The Maharashtra Chamber of Housing Industry's (MCHI) property expo this month too didn't elicit any significant response from home-seekers.

Nomura Equity Research said, despite the sluggish sales, prices had risen approximately 17 per cent during the past one year, and eight per cent in the last six months. A Prabhudas Lilladher report also stated that there has been a price increase between 5-20 per cent across projects, since the last MCHI exhibition.

PRICE CORRECTION

Nomura researchers said indications were that leading developers were undeterred by the slowing sales momentum, and that some projects on the city outskirts had gone up by approximately 30 per cent (from Rs 3,000 a square foot in October last year to Rs 4,000 a square foot), while those in nearer suburbs hadn't been hiked to that extent. The increases have been in distant places, such as Kalyan, Dombivali and Thane, besides Mulund in central Mumbai.

They felt that the high prices would continue for a few more months despite poor sales, before a correction sets in. Most developers concurred with the view, but stated that a correction could happen in the next two-three quarters, they added.

A trigger to propel sales could come in the wake of new launches, likely in February and March next year, which are expected to be priced lower, and, consequently bring approximately a 15-20 per cent correction in existing and ongoing project stocks.

Many developers said they had factored in sluggish sales to continue for another 6-8 months. The fatigue factor of sitting over inventories might prompt a price reduction, which would be project-specific. Home buyers, who had stayed away so far, would be attracted, as they had been sitting out for long.

Mr Anand Gupta of the Builders Association of India, said property prices in Navi Mumbai did see a spurt in the third and fourth quarters of the last fiscal, as land prices had increased following the announcement of a new airport coming up there. However, there have been no increases in other areas and, on the contrary, developers were now willing to negotiate and reduce prices by 5-10 per cent.

While property registrations have seen a 20 per cent-plus drop, he said it would be 50 per cent for new property sales, as the data included old and new registrations. With limited stocks and very few projects launched in the last one year, home-seekers were going in for resale properties, he said.

BUYER'S MARKET

Mr Anuj Puri, Chairman & Country Head, Jones Lang LaSalle, India, said following the latest RBI policy rate hike, it was undoubtedly a buyer's market now, and investor activity in residential real estate would decrease further. New launches would decline, as would growth in capital values. He felt that the current scenario would hasten a correction in metros, where residential markets had slowed down due to overly high product cost.

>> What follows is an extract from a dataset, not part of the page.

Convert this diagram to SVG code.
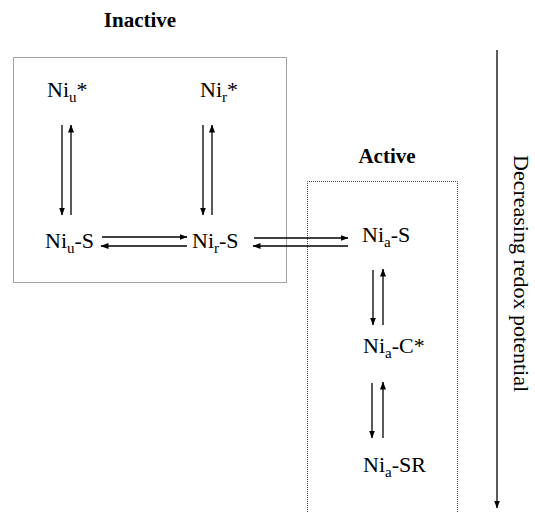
<svg xmlns="http://www.w3.org/2000/svg" width="535" height="512" viewBox="0 0 535 512">
<defs>
<marker id="ah" markerWidth="8" markerHeight="6" refX="7.5" refY="3" orient="auto" markerUnits="userSpaceOnUse">
<path d="M0,0 L8,3 L0,6 Z" fill="#000"/>
</marker>
</defs>
<style>
.box{fill:none;stroke:#444;stroke-width:1;stroke-dasharray:1 1}
.lbl{font-family:"Liberation Serif","Times New Roman",serif;font-size:22px;fill:#000}
.ttl{font-family:"Liberation Serif","Times New Roman",serif;font-size:21px;font-weight:bold;fill:#000}
.sub{font-size:15px}
.ar{stroke:#000;stroke-width:1.3;fill:none;marker-end:url(#ah)}
</style>
<rect width="535" height="512" fill="#fff"/>
<g id="inactive-box">
<rect class="box" x="13.5" y="57.5" width="273" height="225"/>
<text class="ttl" x="140" y="27" text-anchor="middle">Inactive</text>
</g>
<g id="active-box">
<path class="box" d="M307.5,512 V181.5 H457.5 V512"/>
<text class="ttl" x="387" y="163" text-anchor="middle">Active</text>
</g>
<g id="Niu-star"><text class="lbl" x="47" y="97">Ni<tspan class="sub" dy="5">u</tspan><tspan dy="-5">*</tspan></text></g>
<g id="Nir-star"><text class="lbl" x="200" y="97">Ni<tspan class="sub" dy="5">r</tspan><tspan dy="-5">*</tspan></text></g>
<g id="Niu-S"><text class="lbl" x="45" y="248">Ni<tspan class="sub" dy="5">u</tspan><tspan dy="-5">-S</tspan></text></g>
<g id="Nir-S"><text class="lbl" x="192" y="248">Ni<tspan class="sub" dy="5">r</tspan><tspan dy="-5">-S</tspan></text></g>
<g id="Nia-S"><text class="lbl" x="362" y="242">Ni<tspan class="sub" dy="5">a</tspan><tspan dy="-5">-S</tspan></text></g>
<g id="Nia-C"><text class="lbl" x="363" y="353">Ni<tspan class="sub" dy="5">a</tspan><tspan dy="-5">-C*</tspan></text></g>
<g id="Nia-SR"><text class="lbl" x="363" y="472">Ni<tspan class="sub" dy="5">a</tspan><tspan dy="-5">-SR</tspan></text></g>
<g id="redox-axis">
<line class="ar" x1="497" y1="50" x2="497" y2="508"/>
<text class="lbl" transform="translate(514,155) rotate(90)">Decreasing redox potential</text>
</g>
<g id="connectors">
<line class="ar" x1="62" y1="125" x2="62" y2="215"/>
<line class="ar" x1="71" y1="215" x2="71" y2="125"/>
<line class="ar" x1="203" y1="125" x2="203" y2="215"/>
<line class="ar" x1="212" y1="215" x2="212" y2="125"/>
<line class="ar" x1="102" y1="237" x2="187" y2="237"/>
<line class="ar" x1="187" y1="246" x2="101" y2="246"/>
<line class="ar" x1="254" y1="238" x2="348" y2="238"/>
<line class="ar" x1="348" y1="246" x2="253" y2="246"/>
<line class="ar" x1="373" y1="270" x2="373" y2="325"/>
<line class="ar" x1="383" y1="325" x2="383" y2="269"/>
<line class="ar" x1="372" y1="383" x2="372" y2="438"/>
<line class="ar" x1="383" y1="438" x2="383" y2="382"/>
</g>
</svg>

Mr Puri, said while demand slows down in the city centres, it trickles down into the suburbs and satellite towns. Home buyers are being pragmatic in their expectations regarding location, connectivity, and even basic social and civic infrastructure.

While Bandra loses its sheen, Navi Mumbai's star ascends.

Even while the prime areas of Pune take a beating, Kharadi and Hadapsar emerge. South Delhi is an impossible dream, but Noida's residential market booms.

Mr Ramesh Nair, Managing Director – West, Jones Lang LaSalle, India, had some interesting suggestions on how to negotiate with developers in the current scenario. Many sales prices today are quoted prices and there is room to negotiate.

Developers are willing to relent off the radar, but averse to reducing the quoted price below a certain point.

This is partially because they don't want to advertise the fact that certain customers paid less than some others. They are likely to offer incentives instead.